Pages from Community_Satisfaction_Survey_results_2013 PPS: We’ve commented on this previously but given the deceptive reporting of the VCAT decisions it is worth re-iterating. For the 20 Hawthorn Rd application which was overturned by VCAT, council writes:

“Council determined to refuse the application as it failed to satisfy the intent and objectives of the Minimal Change Area Policy, in terms of excessive visual bulk and poor interface with the adjoining residential properties. The development
also failed to satisfy a number of the ResCode standards    ‘.

Not only is this entirely disingenuous, but not does represent what the member actually concluded. In fact, Council itself ‘stuffed up’ big time. It did not even know the areas that were Minimal Change as opposed to Housing Diversity. Here’s what the member concluded:

  1. There is little doubt in my mind that the subject land is in a housing diversity area under local planning policy. As the purpose of local planning policies is to give effect to the municipal strategic statement (MSS),[1] it is relevant to start with the MSS. The MSS includes a Framework Plan the purpose of which is to ‘support and promote’ specific land use outcomes.[2] The Framework Plan, although indicative, includes the subject land as an area along a tram route where ‘multi unit development will be encouraged’.[3] The MSS adopts a targeted approach to meeting future housing needs. It encourages multi-unit housing in identified housing diversity areas. Land along tram routes is a housing diversity area.
  2. The housing diversity area policy confirms the subject land is in a tram routes housing diversity area, having regard to the  Glen Eira  ‘policy framework plan’ and the Caulfield North ‘Framework Plan’.[4] I will return the specifics of the tram routes policy shortly.
  3. That the subject land is in a housing diversity area is confirmed by the minimal change area policy.[5] The policy was recently remade with amendments in Amendment C87 of the scheme (C87). The Council exhibited C87 before deciding this permit application. In the ‘Policy Framework Plan Minimal Change Areas’ map in the scheme when C87 was exhibited and in C87 shows the subject land not in a minimal change area. C87 was approved and commenced on 31 January 2013 and after the Council decided the permit application. It did not change the identification of the subject land as in a minimal change area in that map. In other words, C87 has not changed the identification of the subject land as not being in a minimal change area.
  4. I refer to this history because the Council assessed the permit application as if the relevant policy was the minimal change area policy rather than the housing diversity area policy. This was an error. The Council has now decided that the identification of the subject land as not in a minimal change area for policy purposes was a ‘mapping error within clause 22.08 mistakenly introduced in Amendment C87’,[6] and has prepared Amendment C108 to correct the ‘error’.

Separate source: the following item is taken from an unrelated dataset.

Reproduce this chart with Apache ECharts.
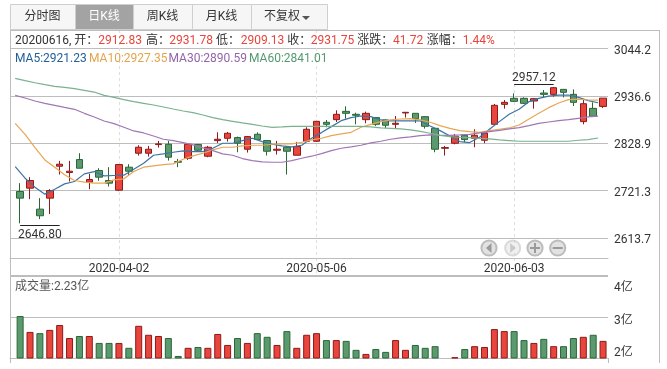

The Alma Club application for 75 units raises countless questions about process and the planning scheme itself. Here are a few:

  • Why should developers be allowed to submit CONCEPT PLANS that are vague and wishy-washy? Why should council planners then decide on the basis of such plans? Or could it possibly be that the developer is expecting some major changes that will then become the endorsed plans which will not be in the public domain – especially if these ‘new plans’ come within cooee (30%) of what is currently envisaged? That is, some sweetheart little deals between applicant and council?
  • Even if there is an appeal to VCAT, then there is the problem of amended plans, or council’s position – which will not feature in the public domain and certainly not go before council again. As with the C60, there is a proposal, but no real detail.
  • What also needs to be borne in mind is that if councillors agree to a downsizing on Tuesday night and objectors appeal this decision then the newly announced VCAT fees could be extremely expensive. Again, the developer is in the box seat! Councillors of course will then have their usual scapegoat – VCAT – and they come up smelling like roses instead of addressing the crux of the matter – ie the deficient and suspect planning scheme!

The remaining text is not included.